*MATERIAL FOR THIS TASK*:
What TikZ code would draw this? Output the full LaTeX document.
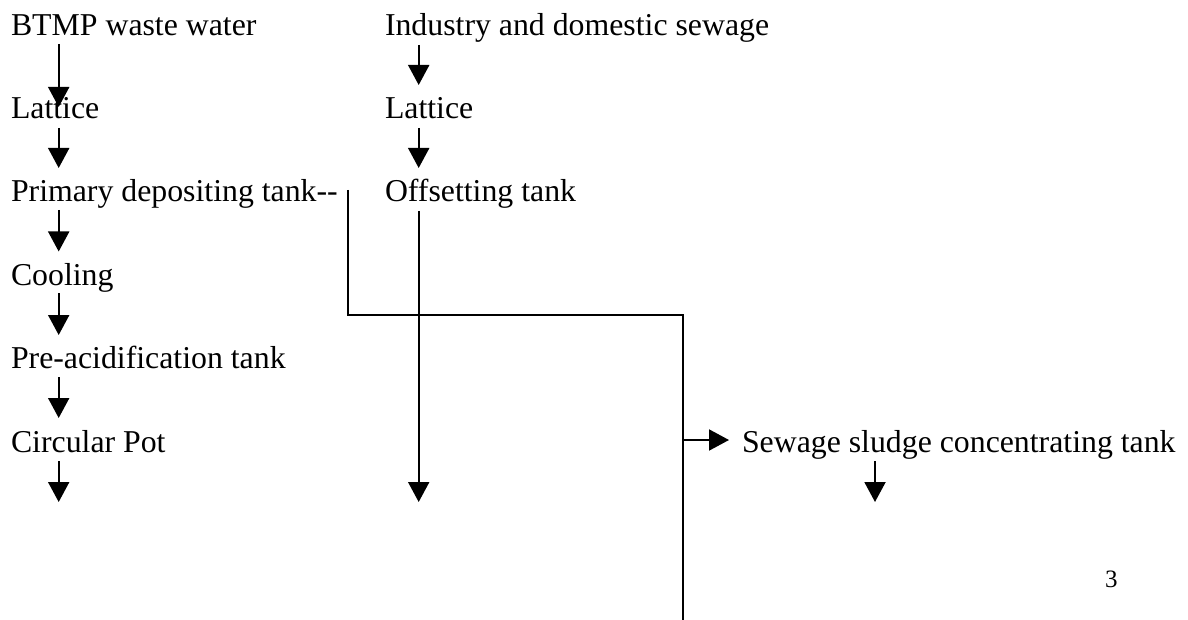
\documentclass[tikz,border=0pt]{standalone}
\usepackage{fontspec}
\setmainfont{Liberation Serif}
\usetikzlibrary{arrows.meta,calc}
\tikzset{
  lbl/.style={anchor=base west, inner sep=0pt, outer sep=0pt, font=\fontsize{31.8}{38}\selectfont},
  pg/.style={anchor=base west, inner sep=0pt, outer sep=0pt, font=\fontsize{25}{30}\selectfont},
  arr/.style={line width=2pt, -{Triangle[length=20pt,width=21pt]}},
  ln/.style={line width=2pt},
}
\begin{document}
\begin{tikzpicture}[x=1pt,y=-1pt]
\useasboundingbox (0,0) rectangle (1188,620);
% left column
\node[lbl] (btmp) at (11,36) {BTMP waste water};
\node[lbl] (lat1) at (11,119) {Lattice};
\node[lbl] (prim) at (11,202) {Primary depositing tank-{}-};
\node[lbl] (cool) at (11,285) {Cooling};
\node[lbl] (prea) at (11,368) {Pre-acidification tank};
\node[lbl] (circ) at (11,452) {Circular Pot};
% right column
\node[lbl] (ind) at (385,36) {Industry and domestic sewage};
\node[lbl] (lat2) at (385,119) {Lattice};
\node[lbl] (offs) at (385,202) {Offsetting tank};
% sludge
\node[lbl] (slud) at (742,452) {Sewage sludge concentrating tank};
\node[pg] (page) at (1105,587) {3};
% column coordinates
\coordinate (cL) at (58.7,0);
\coordinate (cR) at (418.7,0);
\coordinate (cS) at (875,0);
\coordinate (cB) at (347.5,0);
\coordinate (cV) at (683,0);
\coordinate (hz) at (0,315);
\coordinate (bot) at (683,620);
% left arrows
\draw[arr] ($(cL|-btmp.base)+(0,8)$) -- ($(cL|-lat1.base)+(0,-12)$);
\draw[arr] ($(cL|-lat1.base)+(0,9)$) -- ($(cL|-lat1.base)+(0,49)$);
\draw[arr] ($(cL|-prim.base)+(0,8)$) -- ($(cL|-prim.base)+(0,49.5)$);
\draw[arr] ($(cL|-cool.base)+(0,8)$) -- ($(cL|-cool.base)+(0,50)$);
\draw[arr] ($(cL|-prea.base)+(0,9)$) -- ($(cL|-prea.base)+(0,50)$);
\draw[arr] ($(cL|-circ.base)+(0,9)$) -- ($(cL|-circ.base)+(0,50)$);
% right arrows
\draw[arr] ($(cR|-ind.base)+(0,9)$) -- ($(cR|-ind.base)+(0,49)$);
\draw[arr] ($(cR|-lat2.base)+(0,9)$) -- ($(cR|-lat2.base)+(0,49)$);
\draw[arr] ($(cR|-offs.base)+(0,9)$) -- ($(cR|-circ.base)+(0,50)$);
% connector from primary depositing tank
\draw[ln] ($(cB|-prim.base)+(0,-12)$) |- (cV|-hz) -- (bot);
\draw[arr] ($(cV|-slud.base)+(0,-12)$) -- ($(slud.base west)+(-13,-12)$);
% sludge arrow
\draw[arr] ($(cS|-slud.base)+(0,9)$) -- ($(cS|-slud.base)+(0,50)$);
\end{tikzpicture}
\end{document}
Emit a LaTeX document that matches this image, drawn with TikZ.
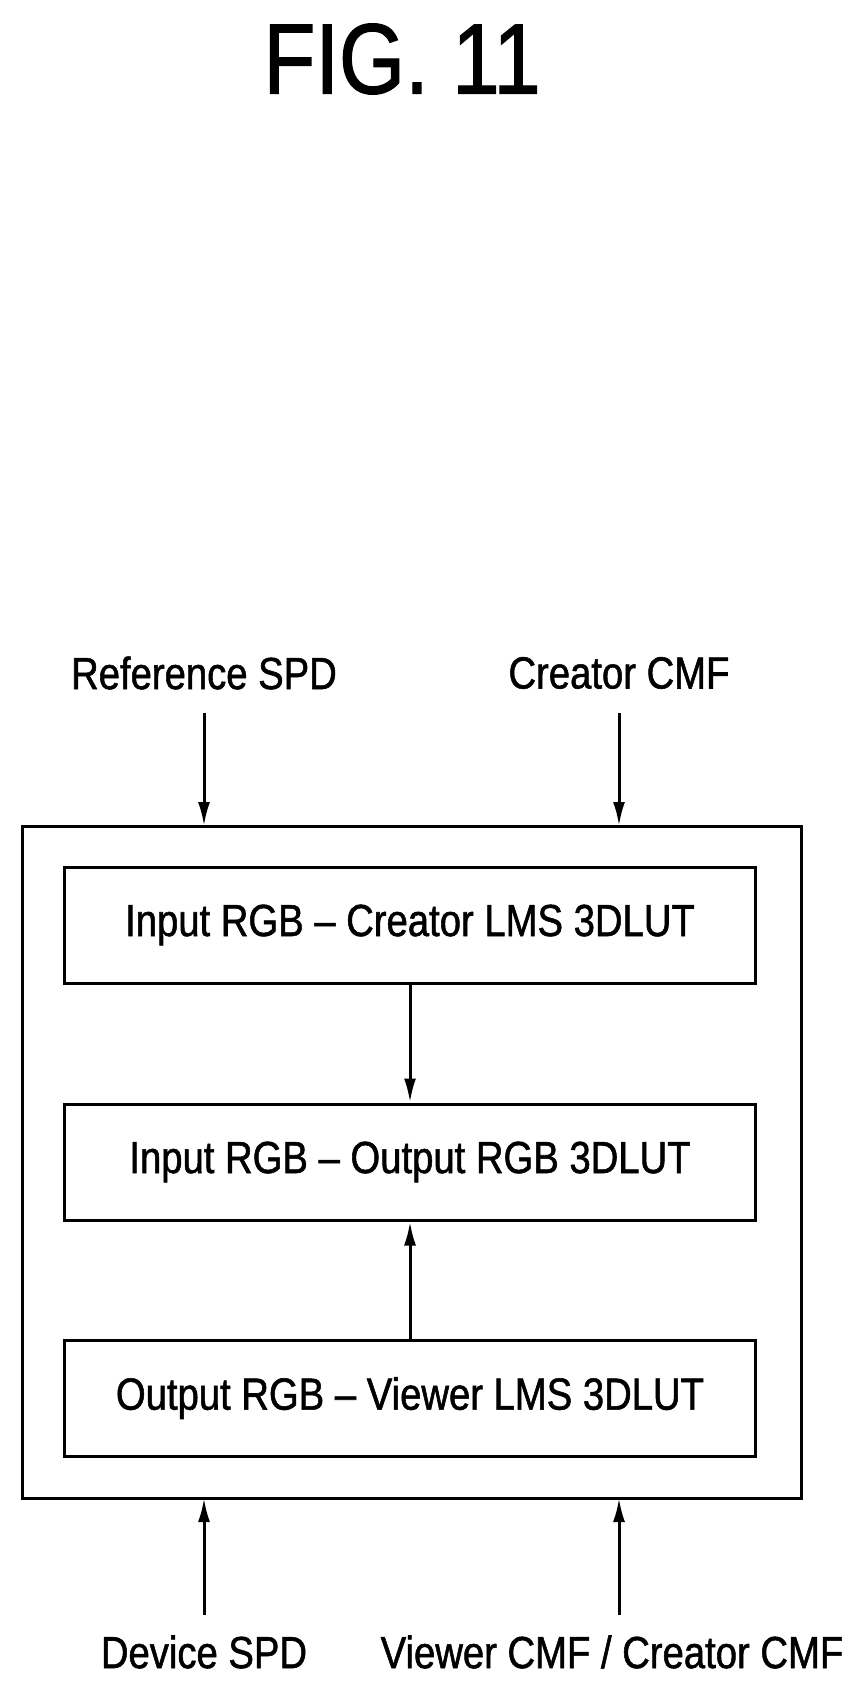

*GIVEN PROBLEM*:
Reproduce the entries above without change, omitting all pictures.

*RESPONSE FOR THIS EXERCISE*:
What TikZ code would draw this? Output the full LaTeX document.
\documentclass[tikz,border=0pt]{standalone}
\usepackage{fontspec}
\setmainfont{Liberation Serif}
\usetikzlibrary{arrows.meta,calc}
\tikzset{
  lbl/.style={anchor=base west, inner sep=0pt, outer sep=0pt, font=\fontsize{31.8}{38}\selectfont},
  pg/.style={anchor=base west, inner sep=0pt, outer sep=0pt, font=\fontsize{25}{30}\selectfont},
  arr/.style={line width=2pt, -{Triangle[length=20pt,width=21pt]}},
  ln/.style={line width=2pt},
}
\begin{document}
\begin{tikzpicture}[x=1pt,y=-1pt]
\useasboundingbox (0,0) rectangle (1188,620);
% left column
\node[lbl] (btmp) at (11,36) {BTMP waste water};
\node[lbl] (lat1) at (11,119) {Lattice};
\node[lbl] (prim) at (11,202) {Primary depositing tank-{}-};
\node[lbl] (cool) at (11,285) {Cooling};
\node[lbl] (prea) at (11,368) {Pre-acidification tank};
\node[lbl] (circ) at (11,452) {Circular Pot};
% right column
\node[lbl] (ind) at (385,36) {Industry and domestic sewage};
\node[lbl] (lat2) at (385,119) {Lattice};
\node[lbl] (offs) at (385,202) {Offsetting tank};
% sludge
\node[lbl] (slud) at (742,452) {Sewage sludge concentrating tank};
\node[pg] (page) at (1105,587) {3};
% column coordinates
\coordinate (cL) at (58.7,0);
\coordinate (cR) at (418.7,0);
\coordinate (cS) at (875,0);
\coordinate (cB) at (347.5,0);
\coordinate (cV) at (683,0);
\coordinate (hz) at (0,315);
\coordinate (bot) at (683,620);
% left arrows
\draw[arr] ($(cL|-btmp.base)+(0,8)$) -- ($(cL|-lat1.base)+(0,-12)$);
\draw[arr] ($(cL|-lat1.base)+(0,9)$) -- ($(cL|-lat1.base)+(0,49)$);
\draw[arr] ($(cL|-prim.base)+(0,8)$) -- ($(cL|-prim.base)+(0,49.5)$);
\draw[arr] ($(cL|-cool.base)+(0,8)$) -- ($(cL|-cool.base)+(0,50)$);
\draw[arr] ($(cL|-prea.base)+(0,9)$) -- ($(cL|-prea.base)+(0,50)$);
\draw[arr] ($(cL|-circ.base)+(0,9)$) -- ($(cL|-circ.base)+(0,50)$);
% right arrows
\draw[arr] ($(cR|-ind.base)+(0,9)$) -- ($(cR|-ind.base)+(0,49)$);
\draw[arr] ($(cR|-lat2.base)+(0,9)$) -- ($(cR|-lat2.base)+(0,49)$);
\draw[arr] ($(cR|-offs.base)+(0,9)$) -- ($(cR|-circ.base)+(0,50)$);
% connector from primary depositing tank
\draw[ln] ($(cB|-prim.base)+(0,-12)$) |- (cV|-hz) -- (bot);
\draw[arr] ($(cV|-slud.base)+(0,-12)$) -- ($(slud.base west)+(-13,-12)$);
% sludge arrow
\draw[arr] ($(cS|-slud.base)+(0,9)$) -- ($(cS|-slud.base)+(0,50)$);
\end{tikzpicture}
\end{document}
Emit a LaTeX document that matches this image, drawn with TikZ.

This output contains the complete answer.